start Given material

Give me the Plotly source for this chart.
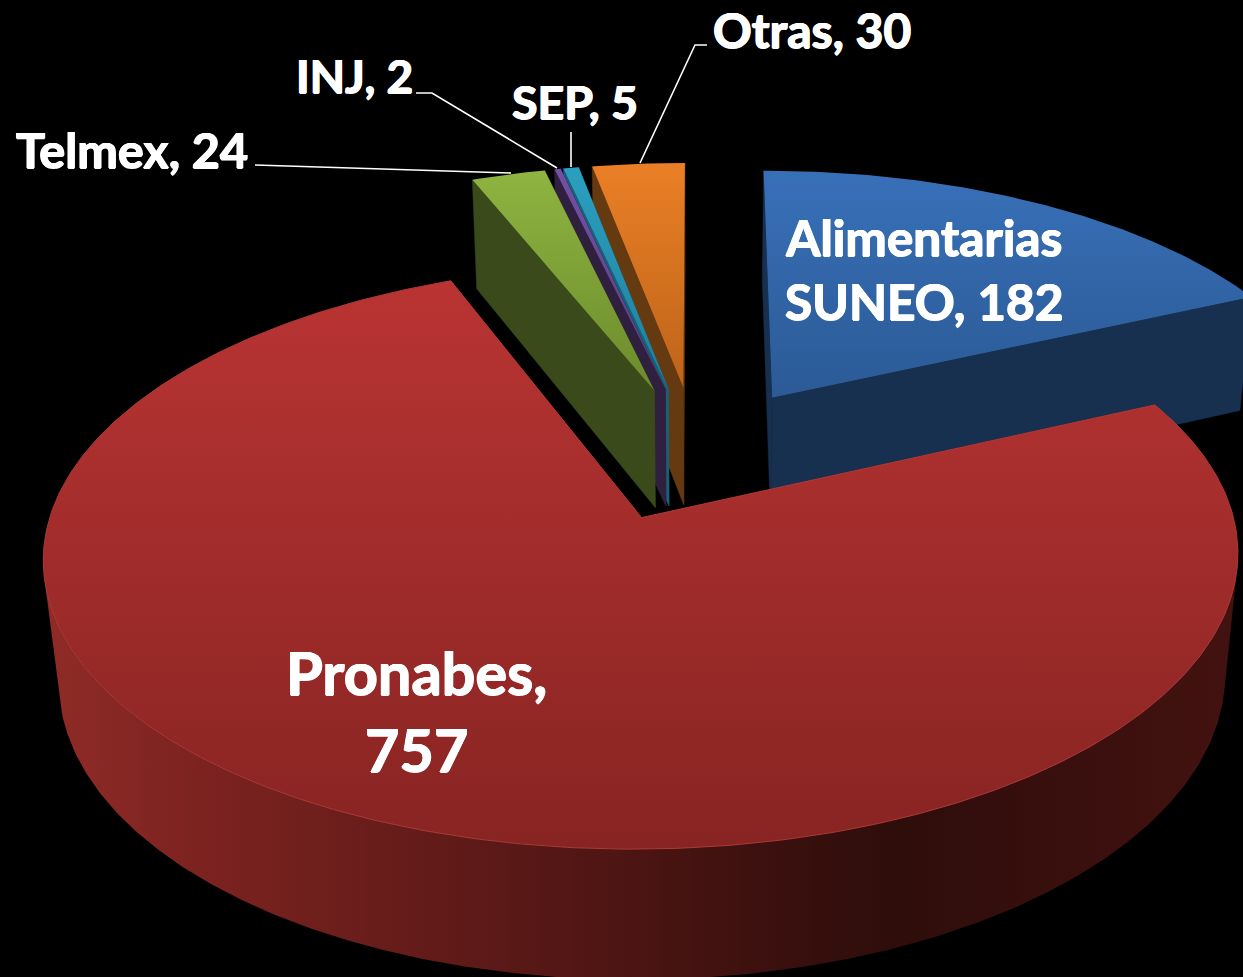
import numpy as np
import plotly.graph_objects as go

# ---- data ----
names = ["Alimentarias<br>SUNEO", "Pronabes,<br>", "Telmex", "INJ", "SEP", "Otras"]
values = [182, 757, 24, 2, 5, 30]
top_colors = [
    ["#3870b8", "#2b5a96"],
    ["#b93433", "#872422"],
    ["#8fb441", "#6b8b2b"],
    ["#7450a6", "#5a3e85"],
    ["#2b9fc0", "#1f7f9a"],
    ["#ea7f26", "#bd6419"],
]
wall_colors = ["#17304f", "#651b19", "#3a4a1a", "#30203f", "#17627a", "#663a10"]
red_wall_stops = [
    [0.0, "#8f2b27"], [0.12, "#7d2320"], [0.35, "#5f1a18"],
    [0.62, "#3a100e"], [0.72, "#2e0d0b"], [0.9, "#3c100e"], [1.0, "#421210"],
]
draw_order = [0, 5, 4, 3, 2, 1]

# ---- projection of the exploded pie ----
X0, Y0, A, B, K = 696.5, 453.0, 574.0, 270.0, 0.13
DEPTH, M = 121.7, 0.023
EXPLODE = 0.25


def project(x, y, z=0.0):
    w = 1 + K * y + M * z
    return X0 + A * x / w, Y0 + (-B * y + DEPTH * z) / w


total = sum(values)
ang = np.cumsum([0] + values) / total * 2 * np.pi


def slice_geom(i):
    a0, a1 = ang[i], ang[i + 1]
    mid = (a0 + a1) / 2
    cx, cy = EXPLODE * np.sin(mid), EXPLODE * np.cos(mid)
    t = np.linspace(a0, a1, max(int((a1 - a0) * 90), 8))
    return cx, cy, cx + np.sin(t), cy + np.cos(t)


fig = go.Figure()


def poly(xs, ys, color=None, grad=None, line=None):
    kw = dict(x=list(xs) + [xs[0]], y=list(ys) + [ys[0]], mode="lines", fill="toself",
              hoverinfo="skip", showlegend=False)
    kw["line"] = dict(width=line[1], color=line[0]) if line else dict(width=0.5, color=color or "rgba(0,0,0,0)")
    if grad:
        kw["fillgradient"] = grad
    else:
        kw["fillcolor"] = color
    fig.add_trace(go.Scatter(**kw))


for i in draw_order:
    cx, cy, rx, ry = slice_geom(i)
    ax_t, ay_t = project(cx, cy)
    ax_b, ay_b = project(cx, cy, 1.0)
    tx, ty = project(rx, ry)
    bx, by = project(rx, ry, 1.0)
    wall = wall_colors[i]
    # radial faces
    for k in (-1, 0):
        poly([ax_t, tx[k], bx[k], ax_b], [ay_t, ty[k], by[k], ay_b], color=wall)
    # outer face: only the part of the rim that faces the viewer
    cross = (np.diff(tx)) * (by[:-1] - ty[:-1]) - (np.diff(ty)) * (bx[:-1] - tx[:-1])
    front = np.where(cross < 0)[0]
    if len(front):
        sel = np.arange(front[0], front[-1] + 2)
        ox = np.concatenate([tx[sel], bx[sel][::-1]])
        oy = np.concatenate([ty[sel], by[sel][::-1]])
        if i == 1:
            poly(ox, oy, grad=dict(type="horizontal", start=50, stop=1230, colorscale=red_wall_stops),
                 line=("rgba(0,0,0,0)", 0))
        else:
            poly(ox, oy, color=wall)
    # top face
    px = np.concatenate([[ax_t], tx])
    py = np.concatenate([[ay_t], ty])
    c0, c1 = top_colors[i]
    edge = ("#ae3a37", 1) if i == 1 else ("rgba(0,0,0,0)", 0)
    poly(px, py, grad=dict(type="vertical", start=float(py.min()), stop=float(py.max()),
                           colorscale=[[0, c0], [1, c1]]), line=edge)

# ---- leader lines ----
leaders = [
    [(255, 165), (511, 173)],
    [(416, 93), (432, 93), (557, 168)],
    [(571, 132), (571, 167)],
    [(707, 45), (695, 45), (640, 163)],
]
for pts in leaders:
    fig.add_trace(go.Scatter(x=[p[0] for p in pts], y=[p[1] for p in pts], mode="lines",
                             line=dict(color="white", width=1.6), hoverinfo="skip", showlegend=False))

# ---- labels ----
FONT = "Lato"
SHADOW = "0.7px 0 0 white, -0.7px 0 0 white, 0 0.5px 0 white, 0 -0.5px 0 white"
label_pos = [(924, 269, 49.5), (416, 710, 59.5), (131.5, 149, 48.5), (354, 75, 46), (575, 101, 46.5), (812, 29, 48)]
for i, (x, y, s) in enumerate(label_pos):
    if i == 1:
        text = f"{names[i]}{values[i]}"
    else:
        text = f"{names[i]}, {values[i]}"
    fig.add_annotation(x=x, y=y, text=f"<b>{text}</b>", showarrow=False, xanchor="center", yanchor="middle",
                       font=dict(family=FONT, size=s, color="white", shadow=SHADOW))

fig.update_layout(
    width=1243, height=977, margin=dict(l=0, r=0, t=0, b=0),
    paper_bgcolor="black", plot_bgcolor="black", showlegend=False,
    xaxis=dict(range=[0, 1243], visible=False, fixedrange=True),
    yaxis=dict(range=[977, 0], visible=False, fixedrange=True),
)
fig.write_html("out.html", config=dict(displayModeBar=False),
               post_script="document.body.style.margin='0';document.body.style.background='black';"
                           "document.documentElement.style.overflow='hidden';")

end Given material

- What the task asks
With all pictures left out, please transcribe exactly the lines from the start of the material through the line with "fig = go.Figure()".

- Complete output
Give me the Plotly source for this chart.
import numpy as np
import plotly.graph_objects as go

# ---- data ----
names = ["Alimentarias<br>SUNEO", "Pronabes,<br>", "Telmex", "INJ", "SEP", "Otras"]
values = [182, 757, 24, 2, 5, 30]
top_colors = [
    ["#3870b8", "#2b5a96"],
    ["#b93433", "#872422"],
    ["#8fb441", "#6b8b2b"],
    ["#7450a6", "#5a3e85"],
    ["#2b9fc0", "#1f7f9a"],
    ["#ea7f26", "#bd6419"],
]
wall_colors = ["#17304f", "#651b19", "#3a4a1a", "#30203f", "#17627a", "#663a10"]
red_wall_stops = [
    [0.0, "#8f2b27"], [0.12, "#7d2320"], [0.35, "#5f1a18"],
    [0.62, "#3a100e"], [0.72, "#2e0d0b"], [0.9, "#3c100e"], [1.0, "#421210"],
]
draw_order = [0, 5, 4, 3, 2, 1]

# ---- projection of the exploded pie ----
X0, Y0, A, B, K = 696.5, 453.0, 574.0, 270.0, 0.13
DEPTH, M = 121.7, 0.023
EXPLODE = 0.25


def project(x, y, z=0.0):
    w = 1 + K * y + M * z
    return X0 + A * x / w, Y0 + (-B * y + DEPTH * z) / w


total = sum(values)
ang = np.cumsum([0] + values) / total * 2 * np.pi


def slice_geom(i):
    a0, a1 = ang[i], ang[i + 1]
    mid = (a0 + a1) / 2
    cx, cy = EXPLODE * np.sin(mid), EXPLODE * np.cos(mid)
    t = np.linspace(a0, a1, max(int((a1 - a0) * 90), 8))
    return cx, cy, cx + np.sin(t), cy + np.cos(t)


fig = go.Figure()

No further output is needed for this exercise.